Entries with chart source code
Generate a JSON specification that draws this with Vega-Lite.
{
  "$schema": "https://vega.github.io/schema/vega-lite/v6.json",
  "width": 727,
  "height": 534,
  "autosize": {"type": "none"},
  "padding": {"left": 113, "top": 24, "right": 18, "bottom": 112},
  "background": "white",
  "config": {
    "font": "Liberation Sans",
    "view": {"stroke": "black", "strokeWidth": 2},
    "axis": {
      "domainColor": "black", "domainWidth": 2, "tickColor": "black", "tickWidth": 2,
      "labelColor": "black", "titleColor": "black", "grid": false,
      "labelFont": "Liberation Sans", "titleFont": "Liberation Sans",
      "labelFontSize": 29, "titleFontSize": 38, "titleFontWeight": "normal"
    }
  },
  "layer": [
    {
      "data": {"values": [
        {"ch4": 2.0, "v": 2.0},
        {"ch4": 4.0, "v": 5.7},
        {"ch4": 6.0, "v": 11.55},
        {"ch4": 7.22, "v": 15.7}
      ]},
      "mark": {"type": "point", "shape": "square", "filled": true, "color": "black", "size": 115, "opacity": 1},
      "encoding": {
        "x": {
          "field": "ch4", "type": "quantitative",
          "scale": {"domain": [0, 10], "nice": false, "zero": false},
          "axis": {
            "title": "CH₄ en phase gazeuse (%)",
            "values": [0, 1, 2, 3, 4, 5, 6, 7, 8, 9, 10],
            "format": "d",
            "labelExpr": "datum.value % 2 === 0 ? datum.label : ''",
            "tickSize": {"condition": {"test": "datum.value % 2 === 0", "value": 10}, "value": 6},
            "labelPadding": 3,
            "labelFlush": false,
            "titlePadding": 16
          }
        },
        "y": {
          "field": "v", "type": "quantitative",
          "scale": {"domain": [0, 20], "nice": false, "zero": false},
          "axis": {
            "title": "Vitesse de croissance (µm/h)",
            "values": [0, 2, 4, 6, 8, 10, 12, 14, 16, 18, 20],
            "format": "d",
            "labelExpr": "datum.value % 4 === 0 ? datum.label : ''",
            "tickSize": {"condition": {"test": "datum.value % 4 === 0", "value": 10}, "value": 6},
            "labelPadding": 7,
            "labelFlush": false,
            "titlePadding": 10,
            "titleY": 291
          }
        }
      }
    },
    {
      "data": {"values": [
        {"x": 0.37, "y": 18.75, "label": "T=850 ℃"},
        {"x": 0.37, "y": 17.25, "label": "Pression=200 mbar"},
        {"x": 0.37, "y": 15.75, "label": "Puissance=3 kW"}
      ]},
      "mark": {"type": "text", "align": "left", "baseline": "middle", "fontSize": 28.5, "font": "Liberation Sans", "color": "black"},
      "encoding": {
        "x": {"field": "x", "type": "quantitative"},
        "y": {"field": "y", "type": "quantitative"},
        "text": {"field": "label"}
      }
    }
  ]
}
...
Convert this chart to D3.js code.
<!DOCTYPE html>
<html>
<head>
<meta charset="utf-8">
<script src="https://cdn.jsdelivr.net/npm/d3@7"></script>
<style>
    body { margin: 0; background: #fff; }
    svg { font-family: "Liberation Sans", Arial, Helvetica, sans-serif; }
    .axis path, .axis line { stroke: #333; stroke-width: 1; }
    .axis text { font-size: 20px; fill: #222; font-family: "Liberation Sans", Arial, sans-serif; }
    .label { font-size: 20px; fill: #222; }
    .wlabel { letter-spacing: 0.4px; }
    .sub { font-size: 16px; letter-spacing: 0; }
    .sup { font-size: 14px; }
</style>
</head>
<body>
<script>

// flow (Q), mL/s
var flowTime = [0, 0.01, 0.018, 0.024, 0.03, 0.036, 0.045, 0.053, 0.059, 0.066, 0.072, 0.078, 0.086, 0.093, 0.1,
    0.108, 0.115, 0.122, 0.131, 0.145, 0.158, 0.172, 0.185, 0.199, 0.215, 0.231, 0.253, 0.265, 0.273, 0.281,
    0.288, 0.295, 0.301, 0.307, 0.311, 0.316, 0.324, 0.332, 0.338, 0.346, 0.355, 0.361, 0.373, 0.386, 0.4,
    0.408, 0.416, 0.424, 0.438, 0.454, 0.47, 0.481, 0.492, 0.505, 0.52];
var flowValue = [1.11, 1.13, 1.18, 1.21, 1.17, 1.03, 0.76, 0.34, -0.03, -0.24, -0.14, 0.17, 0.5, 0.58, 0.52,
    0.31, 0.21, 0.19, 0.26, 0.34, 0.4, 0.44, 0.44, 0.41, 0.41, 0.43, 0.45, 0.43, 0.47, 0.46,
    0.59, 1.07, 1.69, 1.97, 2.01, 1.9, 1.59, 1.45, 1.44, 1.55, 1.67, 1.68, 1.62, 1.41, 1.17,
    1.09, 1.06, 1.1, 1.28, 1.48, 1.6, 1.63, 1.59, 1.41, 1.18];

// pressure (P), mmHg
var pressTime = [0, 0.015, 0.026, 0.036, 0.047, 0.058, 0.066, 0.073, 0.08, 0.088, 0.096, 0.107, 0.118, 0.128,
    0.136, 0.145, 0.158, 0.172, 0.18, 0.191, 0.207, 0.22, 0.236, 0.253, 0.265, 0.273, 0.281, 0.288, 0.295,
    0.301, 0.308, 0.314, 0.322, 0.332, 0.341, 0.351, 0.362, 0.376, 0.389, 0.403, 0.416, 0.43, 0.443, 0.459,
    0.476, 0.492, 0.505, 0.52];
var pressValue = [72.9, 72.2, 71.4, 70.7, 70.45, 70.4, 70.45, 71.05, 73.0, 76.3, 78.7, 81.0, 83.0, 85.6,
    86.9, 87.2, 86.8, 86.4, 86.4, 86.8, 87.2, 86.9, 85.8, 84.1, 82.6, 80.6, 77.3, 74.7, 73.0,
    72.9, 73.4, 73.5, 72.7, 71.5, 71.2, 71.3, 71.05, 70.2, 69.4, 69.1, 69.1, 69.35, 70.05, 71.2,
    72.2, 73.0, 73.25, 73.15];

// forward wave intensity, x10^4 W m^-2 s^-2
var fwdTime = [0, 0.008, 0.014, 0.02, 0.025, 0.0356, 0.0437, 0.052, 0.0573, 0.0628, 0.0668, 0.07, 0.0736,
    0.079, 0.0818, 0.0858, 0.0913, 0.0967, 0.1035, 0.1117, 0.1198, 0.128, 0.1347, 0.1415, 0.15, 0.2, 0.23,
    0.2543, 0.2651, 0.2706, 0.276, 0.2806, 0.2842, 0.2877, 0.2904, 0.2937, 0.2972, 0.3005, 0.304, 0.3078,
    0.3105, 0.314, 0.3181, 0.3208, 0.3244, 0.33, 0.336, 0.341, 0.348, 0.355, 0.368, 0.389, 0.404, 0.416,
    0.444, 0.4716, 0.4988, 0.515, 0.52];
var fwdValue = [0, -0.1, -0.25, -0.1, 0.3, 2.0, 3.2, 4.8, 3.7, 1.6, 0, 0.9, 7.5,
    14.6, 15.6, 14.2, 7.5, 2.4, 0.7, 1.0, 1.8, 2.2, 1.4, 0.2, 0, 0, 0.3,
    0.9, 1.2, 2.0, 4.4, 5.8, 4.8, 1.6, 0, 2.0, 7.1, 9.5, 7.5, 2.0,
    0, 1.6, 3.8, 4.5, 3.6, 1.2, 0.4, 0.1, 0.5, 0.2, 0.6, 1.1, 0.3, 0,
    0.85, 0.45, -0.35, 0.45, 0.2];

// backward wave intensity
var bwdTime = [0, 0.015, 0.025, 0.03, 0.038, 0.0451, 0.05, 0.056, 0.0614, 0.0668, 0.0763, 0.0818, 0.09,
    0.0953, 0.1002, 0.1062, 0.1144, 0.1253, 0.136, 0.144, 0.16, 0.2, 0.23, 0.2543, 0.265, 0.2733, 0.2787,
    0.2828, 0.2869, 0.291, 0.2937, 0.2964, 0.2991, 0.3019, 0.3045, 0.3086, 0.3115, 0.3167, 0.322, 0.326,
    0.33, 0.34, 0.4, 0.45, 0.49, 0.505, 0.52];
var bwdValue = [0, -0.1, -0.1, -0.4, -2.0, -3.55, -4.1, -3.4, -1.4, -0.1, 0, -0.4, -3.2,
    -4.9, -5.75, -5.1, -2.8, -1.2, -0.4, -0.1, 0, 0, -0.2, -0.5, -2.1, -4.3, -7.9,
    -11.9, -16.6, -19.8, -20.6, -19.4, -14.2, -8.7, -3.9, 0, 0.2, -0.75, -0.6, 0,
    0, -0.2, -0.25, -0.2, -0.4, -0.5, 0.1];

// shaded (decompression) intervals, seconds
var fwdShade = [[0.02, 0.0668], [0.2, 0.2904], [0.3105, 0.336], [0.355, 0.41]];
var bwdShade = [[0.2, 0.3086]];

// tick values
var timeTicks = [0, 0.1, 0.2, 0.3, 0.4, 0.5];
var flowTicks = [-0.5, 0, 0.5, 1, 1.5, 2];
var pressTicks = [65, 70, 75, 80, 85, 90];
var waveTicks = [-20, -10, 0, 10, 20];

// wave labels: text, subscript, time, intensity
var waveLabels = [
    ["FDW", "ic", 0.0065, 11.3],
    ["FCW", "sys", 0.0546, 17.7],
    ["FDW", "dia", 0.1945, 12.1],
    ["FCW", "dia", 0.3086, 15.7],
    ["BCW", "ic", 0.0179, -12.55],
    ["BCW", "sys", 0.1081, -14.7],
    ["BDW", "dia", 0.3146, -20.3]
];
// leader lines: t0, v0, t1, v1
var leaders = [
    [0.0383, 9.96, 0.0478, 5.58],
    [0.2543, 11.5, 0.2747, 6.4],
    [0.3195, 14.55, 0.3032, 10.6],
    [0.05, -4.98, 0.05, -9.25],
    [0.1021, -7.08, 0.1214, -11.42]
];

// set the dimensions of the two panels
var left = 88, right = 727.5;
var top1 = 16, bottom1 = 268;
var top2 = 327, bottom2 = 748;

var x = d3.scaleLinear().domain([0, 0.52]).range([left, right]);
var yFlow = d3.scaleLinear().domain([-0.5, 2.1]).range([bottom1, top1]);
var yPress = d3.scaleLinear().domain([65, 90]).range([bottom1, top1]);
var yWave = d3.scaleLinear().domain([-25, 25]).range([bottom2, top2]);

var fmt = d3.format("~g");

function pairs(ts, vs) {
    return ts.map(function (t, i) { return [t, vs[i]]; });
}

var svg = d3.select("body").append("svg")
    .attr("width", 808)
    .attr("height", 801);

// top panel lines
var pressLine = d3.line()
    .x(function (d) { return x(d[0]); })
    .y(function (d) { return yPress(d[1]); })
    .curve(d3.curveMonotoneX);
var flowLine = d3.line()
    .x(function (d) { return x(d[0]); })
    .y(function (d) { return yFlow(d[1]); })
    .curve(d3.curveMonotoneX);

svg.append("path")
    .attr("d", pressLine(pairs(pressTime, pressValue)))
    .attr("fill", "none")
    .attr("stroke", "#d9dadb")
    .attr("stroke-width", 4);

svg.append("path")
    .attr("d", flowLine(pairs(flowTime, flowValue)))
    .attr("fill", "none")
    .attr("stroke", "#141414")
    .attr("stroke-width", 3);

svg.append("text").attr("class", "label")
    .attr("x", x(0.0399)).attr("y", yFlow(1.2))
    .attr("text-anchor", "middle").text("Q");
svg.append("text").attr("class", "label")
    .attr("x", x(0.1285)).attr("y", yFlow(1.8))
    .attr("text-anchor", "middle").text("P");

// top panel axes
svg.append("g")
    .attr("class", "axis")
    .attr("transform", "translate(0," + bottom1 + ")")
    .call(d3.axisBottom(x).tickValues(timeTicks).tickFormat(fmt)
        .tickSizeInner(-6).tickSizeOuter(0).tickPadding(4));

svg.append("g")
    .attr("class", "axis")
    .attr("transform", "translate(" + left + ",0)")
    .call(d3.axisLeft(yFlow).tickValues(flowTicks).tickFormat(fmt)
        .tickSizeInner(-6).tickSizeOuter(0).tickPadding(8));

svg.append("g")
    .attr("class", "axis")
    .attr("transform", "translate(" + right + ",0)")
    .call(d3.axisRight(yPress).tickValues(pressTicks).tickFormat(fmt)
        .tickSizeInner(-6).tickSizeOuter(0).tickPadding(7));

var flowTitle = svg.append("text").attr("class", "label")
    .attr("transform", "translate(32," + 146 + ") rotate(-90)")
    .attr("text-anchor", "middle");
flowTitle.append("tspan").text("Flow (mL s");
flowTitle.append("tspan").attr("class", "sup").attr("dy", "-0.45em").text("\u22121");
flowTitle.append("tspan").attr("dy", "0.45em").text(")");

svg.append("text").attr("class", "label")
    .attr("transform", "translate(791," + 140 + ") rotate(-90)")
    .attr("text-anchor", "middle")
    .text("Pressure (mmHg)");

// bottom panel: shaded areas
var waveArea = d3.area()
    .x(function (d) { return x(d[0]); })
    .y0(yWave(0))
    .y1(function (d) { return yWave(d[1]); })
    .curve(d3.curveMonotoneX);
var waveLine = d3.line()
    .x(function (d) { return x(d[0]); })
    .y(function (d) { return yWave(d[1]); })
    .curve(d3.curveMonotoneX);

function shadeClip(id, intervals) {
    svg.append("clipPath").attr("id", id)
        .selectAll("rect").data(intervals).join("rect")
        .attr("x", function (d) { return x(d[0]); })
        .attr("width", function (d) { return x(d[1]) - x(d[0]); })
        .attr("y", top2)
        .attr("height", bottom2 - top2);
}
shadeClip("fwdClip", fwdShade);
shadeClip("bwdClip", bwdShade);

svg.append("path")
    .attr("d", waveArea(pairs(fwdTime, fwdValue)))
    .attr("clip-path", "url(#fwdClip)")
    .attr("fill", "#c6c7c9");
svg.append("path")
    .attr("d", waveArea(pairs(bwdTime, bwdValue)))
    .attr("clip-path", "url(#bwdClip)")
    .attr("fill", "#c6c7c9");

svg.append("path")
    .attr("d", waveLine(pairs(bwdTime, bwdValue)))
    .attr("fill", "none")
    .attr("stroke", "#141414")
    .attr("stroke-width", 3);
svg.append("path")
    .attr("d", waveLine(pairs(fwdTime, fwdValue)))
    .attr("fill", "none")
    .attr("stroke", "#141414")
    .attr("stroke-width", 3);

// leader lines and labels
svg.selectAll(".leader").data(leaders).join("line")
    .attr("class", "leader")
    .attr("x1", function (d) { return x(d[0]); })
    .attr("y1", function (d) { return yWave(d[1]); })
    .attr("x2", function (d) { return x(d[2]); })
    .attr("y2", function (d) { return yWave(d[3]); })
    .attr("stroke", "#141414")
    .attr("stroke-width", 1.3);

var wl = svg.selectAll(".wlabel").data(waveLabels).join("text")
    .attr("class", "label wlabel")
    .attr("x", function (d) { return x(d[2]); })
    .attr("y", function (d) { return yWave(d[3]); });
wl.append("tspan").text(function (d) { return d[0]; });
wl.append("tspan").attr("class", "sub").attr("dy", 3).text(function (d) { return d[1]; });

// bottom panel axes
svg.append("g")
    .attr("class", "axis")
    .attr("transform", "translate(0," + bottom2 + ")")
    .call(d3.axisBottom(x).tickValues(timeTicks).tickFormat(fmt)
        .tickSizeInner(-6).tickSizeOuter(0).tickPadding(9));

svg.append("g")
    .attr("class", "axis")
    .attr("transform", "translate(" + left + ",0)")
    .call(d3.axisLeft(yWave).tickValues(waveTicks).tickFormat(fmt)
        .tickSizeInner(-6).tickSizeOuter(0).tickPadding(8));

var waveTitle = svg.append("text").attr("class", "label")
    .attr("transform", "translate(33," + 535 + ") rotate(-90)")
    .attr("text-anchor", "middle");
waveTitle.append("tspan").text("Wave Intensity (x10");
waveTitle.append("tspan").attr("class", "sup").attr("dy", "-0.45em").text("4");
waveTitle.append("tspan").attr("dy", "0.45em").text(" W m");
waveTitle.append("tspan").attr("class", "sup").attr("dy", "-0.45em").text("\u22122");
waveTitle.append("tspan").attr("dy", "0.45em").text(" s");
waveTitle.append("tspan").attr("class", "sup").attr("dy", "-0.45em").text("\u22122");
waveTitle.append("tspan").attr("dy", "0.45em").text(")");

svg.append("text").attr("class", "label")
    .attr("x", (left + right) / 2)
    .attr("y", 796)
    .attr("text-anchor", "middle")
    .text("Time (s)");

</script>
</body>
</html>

**WRITTEN EXERCISE**
Write out, exactly as they stand, the lines from the one containing "Convert this chart to D3.js code." through the one containing "72.2, 73.0, 73.25, 73.15];", both ends included.

**ANSWER IN FULL**
Convert this chart to D3.js code.
<!DOCTYPE html>
<html>
<head>
<meta charset="utf-8">
<script src="https://cdn.jsdelivr.net/npm/d3@7"></script>
<style>
    body { margin: 0; background: #fff; }
    svg { font-family: "Liberation Sans", Arial, Helvetica, sans-serif; }
    .axis path, .axis line { stroke: #333; stroke-width: 1; }
    .axis text { font-size: 20px; fill: #222; font-family: "Liberation Sans", Arial, sans-serif; }
    .label { font-size: 20px; fill: #222; }
    .wlabel { letter-spacing: 0.4px; }
    .sub { font-size: 16px; letter-spacing: 0; }
    .sup { font-size: 14px; }
</style>
</head>
<body>
<script>

// flow (Q), mL/s
var flowTime = [0, 0.01, 0.018, 0.024, 0.03, 0.036, 0.045, 0.053, 0.059, 0.066, 0.072, 0.078, 0.086, 0.093, 0.1,
    0.108, 0.115, 0.122, 0.131, 0.145, 0.158, 0.172, 0.185, 0.199, 0.215, 0.231, 0.253, 0.265, 0.273, 0.281,
    0.288, 0.295, 0.301, 0.307, 0.311, 0.316, 0.324, 0.332, 0.338, 0.346, 0.355, 0.361, 0.373, 0.386, 0.4,
    0.408, 0.416, 0.424, 0.438, 0.454, 0.47, 0.481, 0.492, 0.505, 0.52];
var flowValue = [1.11, 1.13, 1.18, 1.21, 1.17, 1.03, 0.76, 0.34, -0.03, -0.24, -0.14, 0.17, 0.5, 0.58, 0.52,
    0.31, 0.21, 0.19, 0.26, 0.34, 0.4, 0.44, 0.44, 0.41, 0.41, 0.43, 0.45, 0.43, 0.47, 0.46,
    0.59, 1.07, 1.69, 1.97, 2.01, 1.9, 1.59, 1.45, 1.44, 1.55, 1.67, 1.68, 1.62, 1.41, 1.17,
    1.09, 1.06, 1.1, 1.28, 1.48, 1.6, 1.63, 1.59, 1.41, 1.18];

// pressure (P), mmHg
var pressTime = [0, 0.015, 0.026, 0.036, 0.047, 0.058, 0.066, 0.073, 0.08, 0.088, 0.096, 0.107, 0.118, 0.128,
    0.136, 0.145, 0.158, 0.172, 0.18, 0.191, 0.207, 0.22, 0.236, 0.253, 0.265, 0.273, 0.281, 0.288, 0.295,
    0.301, 0.308, 0.314, 0.322, 0.332, 0.341, 0.351, 0.362, 0.376, 0.389, 0.403, 0.416, 0.43, 0.443, 0.459,
    0.476, 0.492, 0.505, 0.52];
var pressValue = [72.9, 72.2, 71.4, 70.7, 70.45, 70.4, 70.45, 71.05, 73.0, 76.3, 78.7, 81.0, 83.0, 85.6,
    86.9, 87.2, 86.8, 86.4, 86.4, 86.8, 87.2, 86.9, 85.8, 84.1, 82.6, 80.6, 77.3, 74.7, 73.0,
    72.9, 73.4, 73.5, 72.7, 71.5, 71.2, 71.3, 71.05, 70.2, 69.4, 69.1, 69.1, 69.35, 70.05, 71.2,
    72.2, 73.0, 73.25, 73.15];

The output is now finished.